Nothing kills content like jargon. Here are three ways you can make sure it doesn’t end up in your content.

  1. Speak your audience’s language

    Before you start writing, stop and deliberately consider what words your audience does and doesn’t use in their daily language. If your audience is IT professionals, it makes sense to use IT terms with them. But if you’re talking to small business owners who need IT services, using IT terms is confusing, meaningless, and inconsiderate.

    When in doubt, remember: Simple, common words cover a lot of ground with any audience, because everyone immediately knows what they mean. And they’re especially important to low-literacy readers, who are more common than you may think. Learn more about them in Angela Colter’s article, “The Audience You Didn’t Know You Had.”

  2. Get specific

    It can be easy to fall into using buzzwords or words with vague meanings. Let’s take an article about writing training, for example. I could start by saying, “Optimize your writing skills and leverage your business.” But what does that mean? Could a reader even guess at what I’m saying?

    It would be better if I was more specific, like “Learn to write concise copy that customers read and respond to.” Language that’s precise gives readers a clear idea about what they’re going to read next. This is especially important when you’re writing high-level information that leads to more detail.

  3. Know what you’re talking about

    The jargon problem can be about more than just word choice. To write clear and useful copy for readers, you need to be an expert on the audience, and on what you’re selling. Or at least have expert-level information.

    Vague language can be the result of vague ideas, so before you start writing, make sure your expert information includes:

    • Who the customer is
    • Their hopes and desires
    • The problems they want to solve (goals)
    • How this product/service/idea meets their needs

    If I’m struggling to write clear and convincing copy, I sometimes find I don’t know enough. Sure, I may have product specs and a customer profile, but if I stop and listen, I hear questions nagging at the back of my mind. What’s so special about this product? Aren’t there a dozen others like it? What’s driving my audience to seek this information? What questions do they have in their minds?
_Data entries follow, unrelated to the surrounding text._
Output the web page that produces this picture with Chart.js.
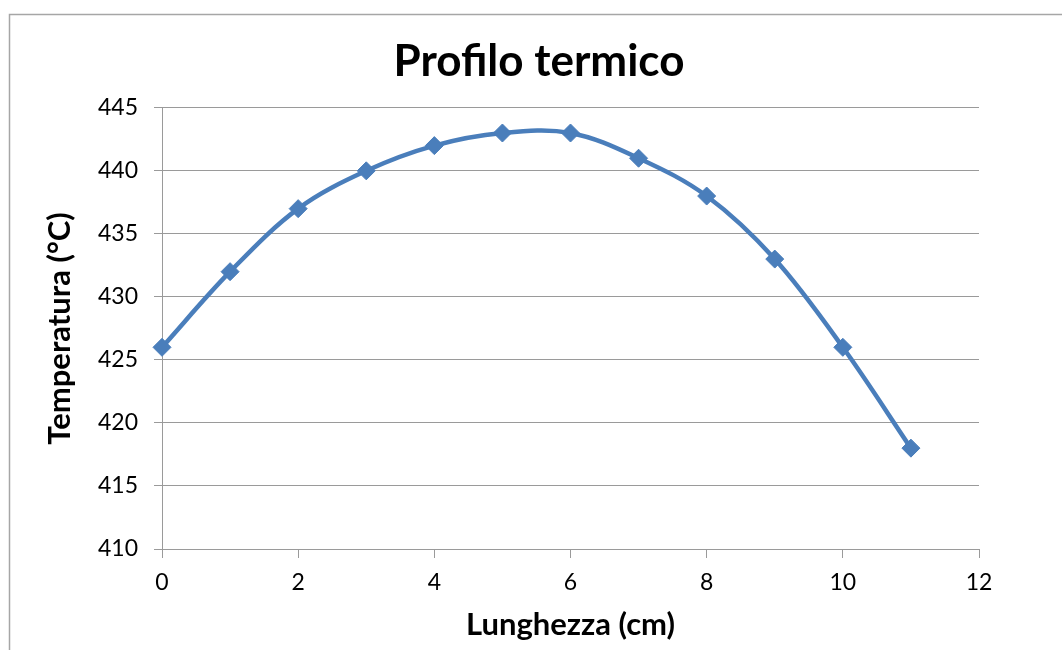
<!DOCTYPE html>
<html>
<head>
<meta charset="utf-8">
<title>Profilo termico</title>
<script src="https://cdn.jsdelivr.net/npm/chart.js@4"></script>
<style>
  html, body { margin: 0; padding: 0; background: #fff; overflow: hidden; }
  #wrap { width: 1062px; height: 650px; position: relative; }
</style>
</head>
<body>
<div id="wrap"><canvas id="chart" width="1062" height="650"></canvas></div>
<script>
// Measured temperature along the rod
const lengthsCm = [0, 1, 2, 3, 4, 5, 6, 7, 8, 9, 10, 11];
const temperaturesC = [426, 432, 437, 440, 442, 443, 443, 441, 438, 433, 426, 418];

const chartTitle = 'Profilo termico';
const xTitle = 'Lunghezza (cm)';
const yTitle = 'Temperatura (°C)';

const FONT = 'Lato, "Open Sans", sans-serif';
const BLUE = '#4A7EBB';
const GRID = '#9a9a9a';

// Thin grey frame around the whole chart object
const frame = {
  id: 'frame',
  afterDraw(chart) {
    const ctx = chart.ctx;
    ctx.save();
    ctx.strokeStyle = '#a6a6a6';
    ctx.lineWidth = 1.5;
    ctx.strokeRect(9.5, 14.5, 2000, 2000);
    ctx.restore();
  }
};

const whiteBg = {
  id: 'whiteBg',
  beforeDraw(chart) {
    const ctx = chart.ctx;
    ctx.save();
    ctx.fillStyle = '#fff';
    ctx.fillRect(0, 0, chart.width, chart.height);
    ctx.restore();
  }
};

new Chart(document.getElementById('chart'), {
  type: 'line',
  data: {
    datasets: [{
      data: lengthsCm.map((x, i) => ({ x, y: temperaturesC[i] })),
      borderColor: BLUE,
      backgroundColor: BLUE,
      borderWidth: 4.5,
      tension: 0.35,
      pointStyle: 'rectRot',
      pointRadius: 9,
      pointBorderWidth: 1,
      pointBorderColor: BLUE,
      pointBackgroundColor: BLUE,
      clip: false
    }]
  },
  options: {
    responsive: false,
    animation: false,
    layout: { padding: { left: 16, right: 0, top: 0, bottom: 0 } },
    plugins: {
      legend: { display: false },
      tooltip: { enabled: false },
      title: {
        display: true,
        text: chartTitle,
        color: '#000',
        font: { family: FONT, size: 44, weight: 'bold' },
        padding: { top: 35, bottom: 20 }
      }
    },
    scales: {
      x: {
        type: 'linear',
        min: 0,
        max: 12,
        afterFit(scale) { scale.height = 101; },
        ticks: {
          stepSize: 2,
          color: '#000',
          padding: 11,
          maxRotation: 0,
          font: { family: FONT, size: 23 }
        },
        grid: {
          drawOnChartArea: false,
          drawTicks: true,
          tickLength: 9,
          color: GRID
        },
        border: { display: true, color: GRID, width: 1 },
        title: {
          display: true,
          text: xTitle,
          color: '#000',
          font: { family: FONT, size: 31, weight: 'bold' },
          padding: { top: 0, bottom: 6 }
        }
      },
      y: {
        type: 'linear',
        min: 410,
        max: 445,
        afterFit(scale) { scale.width = 146; },
        ticks: {
          stepSize: 5,
          color: '#000',
          padding: 16,
          font: { family: FONT, size: 23 }
        },
        grid: {
          color: GRID,
          tickLength: 8,
          lineWidth: 1
        },
        border: { display: true, color: GRID, width: 1 },
        title: {
          display: true,
          text: yTitle,
          color: '#000',
          font: { family: FONT, size: 31, weight: 'bold' },
          padding: { top: 25, bottom: 0 }
        }
      },
      // empty margin to the right of the plot
      rightGap: {
        type: 'linear',
        position: 'right',
        min: 0,
        max: 1,
        afterFit(scale) { scale.width = 83; },
        grid: { display: false },
        border: { display: false },
        ticks: { display: false }
      }
    }
  },
  plugins: [whiteBg, frame]
});
</script>
</body>
</html>
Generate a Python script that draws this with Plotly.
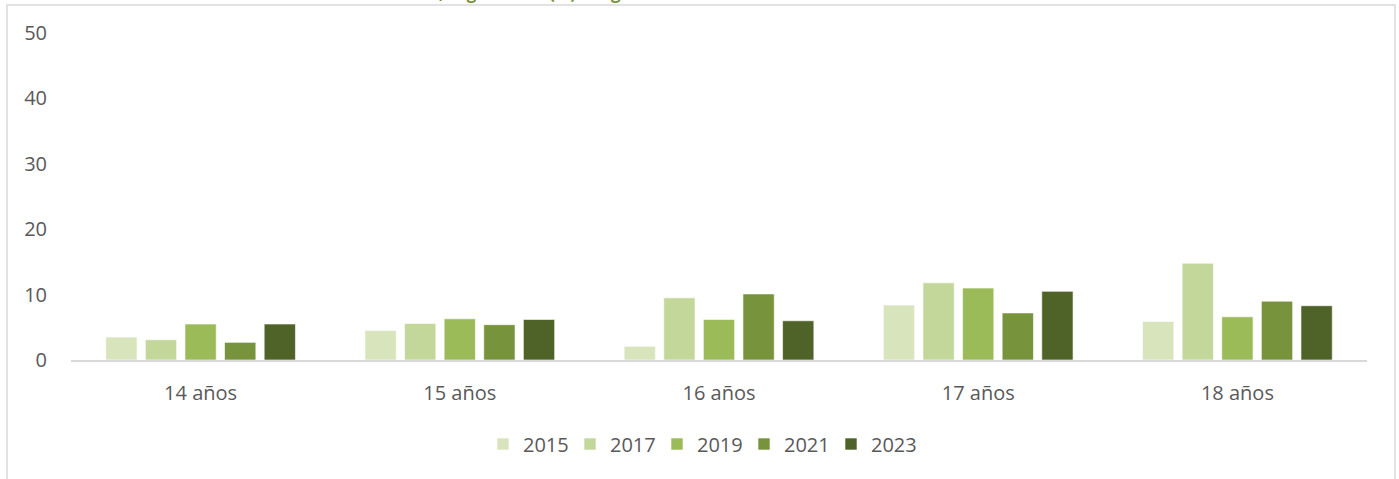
import plotly.graph_objects as go

categories = ["14 años", "15 años", "16 años", "17 años", "18 años"]
years = ["2015", "2017", "2019", "2021", "2023"]
v2015 = [3.5, 4.5, 2.1, 8.4, 5.9]
v2017 = [3.1, 5.6, 9.5, 11.8, 14.8]
v2019 = [5.5, 6.3, 6.2, 11.0, 6.6]
v2021 = [2.7, 5.4, 10.1, 7.2, 9.0]
v2023 = [5.5, 6.2, 6.0, 10.5, 8.3]
series = [v2015, v2017, v2019, v2021, v2023]
colors = ["#D8E4BC", "#C4D79B", "#9BBB59", "#77933C", "#4F6228"]
y_ticks = [0, 10, 20, 30, 40, 50]
title_text = "Prevalencia de consumo, según edad (%) del género"

FONT = "Open Sans"
TXT = "#595959"

fig = go.Figure()
for name, vals, col in zip(years, series, colors):
    fig.add_trace(go.Bar(
        x=categories, y=vals, name=name,
        marker=dict(color=col, line=dict(color="rgba(255,255,255,0.6)", width=1)),
    ))

W, H = 1399, 479
ml, mr, mt, mb = 71, 32, 33, 119
pw = W - ml - mr
ph = H - mt - mb

def px_x(p):
    return (p - ml) / pw

def px_y(p):
    return (H - mb - p) / ph

fig.update_layout(
    width=W, height=H,
    margin=dict(l=ml, r=mr, t=mt, b=mb, pad=0),
    paper_bgcolor="white", plot_bgcolor="white",
    barmode="group", bargap=0.236, bargroupgap=0.21,
    font=dict(family=FONT, size=20, color=TXT),
    showlegend=True,
    legend=dict(orientation="h", x=px_x(700.5), xanchor="center", y=px_y(444), yanchor="middle",
                font=dict(family=FONT, size=20, color=TXT), traceorder="normal",
                entrywidth=42, itemclick=False),
    xaxis=dict(showline=True, linecolor="#D9D9D9", linewidth=1.5, ticks="",
               showgrid=False, zeroline=False, ticklabelstandoff=14,
               tickfont=dict(family=FONT, size=20, color=TXT)),
    yaxis=dict(range=[0, 50], tickvals=y_ticks, showgrid=False, zeroline=False,
               showline=False, ticks="", ticklabelstandoff=23,
               tickfont=dict(family=FONT, size=20, color=TXT)),
    shapes=[dict(type="rect", xref="paper", yref="paper",
                 x0=px_x(7), x1=px_x(1395), y0=px_y(560), y1=px_y(5),
                 line=dict(color="#D9D9D9", width=1.5), fillcolor="rgba(0,0,0,0)",
                 layer="below")],
    annotations=[dict(text=title_text, xref="paper", yref="paper",
                      x=px_x(231), xanchor="left", y=px_y(5.5), yanchor="bottom",
                      showarrow=False,
                      font=dict(family=FONT, size=17, color="#77933C", weight="bold"))],
)

fig.write_html("out.html", config={"displayModeBar": False},
               post_script="document.body.style.margin='0';document.body.style.overflow='hidden';")
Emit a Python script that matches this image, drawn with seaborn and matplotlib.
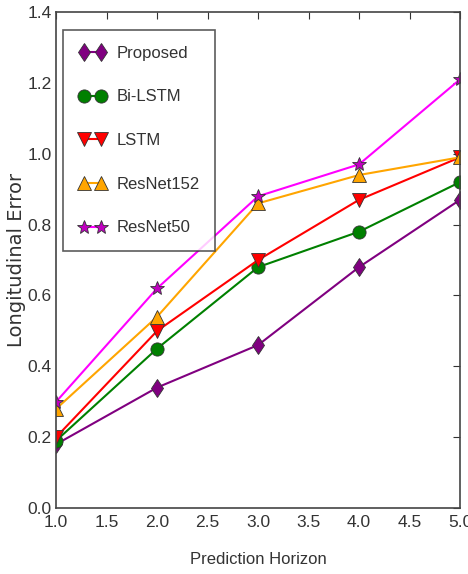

Show your readers you know who they are

Stick your feet in the reader’s shoes. It really is the real purpose of your copy: to show the audience you took their shoes (OK, borrowed), you’ve got them on, and you did a 5K in them. Because if you understand their needs, and exactly how your product/service/idea meets those needs, then that’s all you need to tell them—in concise, simple terms. And that is far more compelling to your readers than a thousand fancy words.

  • http://www.blue-ferret.com/ BlueFerret

    Great way to lay the jargon issue out.  “Nothing kills content like jargon” – Truth!

    I find that most people get stuck at #3.  You can get them past #1 without much difficulty.  #2 is even easier; spin up some ridiculous jargon examples, and it’s all laughed away.

    But #3 is where the rubber meets the road.  Too often I’ve sat down with potential clients who weren’t even sure to whom they were selling.  And that’s after 5 years in business! 

    When they don’t know what customers are after, they fall apart and retreat toward what they perceive as a “safe” approach.  Namely, using lots of jargon to sound important.

  • http://twitter.com/joannapieters Joanna Pieters

    Good examples, Angie. And I think this is true before we get anywhere near our readers.

    Across many digital disciplines I hear people  express frustration at not being able to get other people to understand the importance of what they do. It’s particularly a complaint about senior people in companies: that is, the decision makers with the budgets. It’s too easy to forget that senior execs have often come from a non-digital background, and are in their roles for other reasons: general business skills, leadership, financial acumen. They’re busy, they’re in demand. They don’t see the need to learn another vocabulary to do their jobs. In our attempt to sound impressive or expert, we’re alienating them from the first time we say ‘semantic web’.

    If we’re to increase our power as a digital industry, we need to develop a way of explaining the benefits of what we do simply and clearly. So all of your points apply, from the first time we go into that client pitch or internal meeting room.

  • Anonymous

    Great points here. It’s so counter productive to try and win over your audience and gain their loyalty by writing content that doesn’t even try to relate to them. If they feel like they can trust you and go to you for excellent content and info than you’re winning.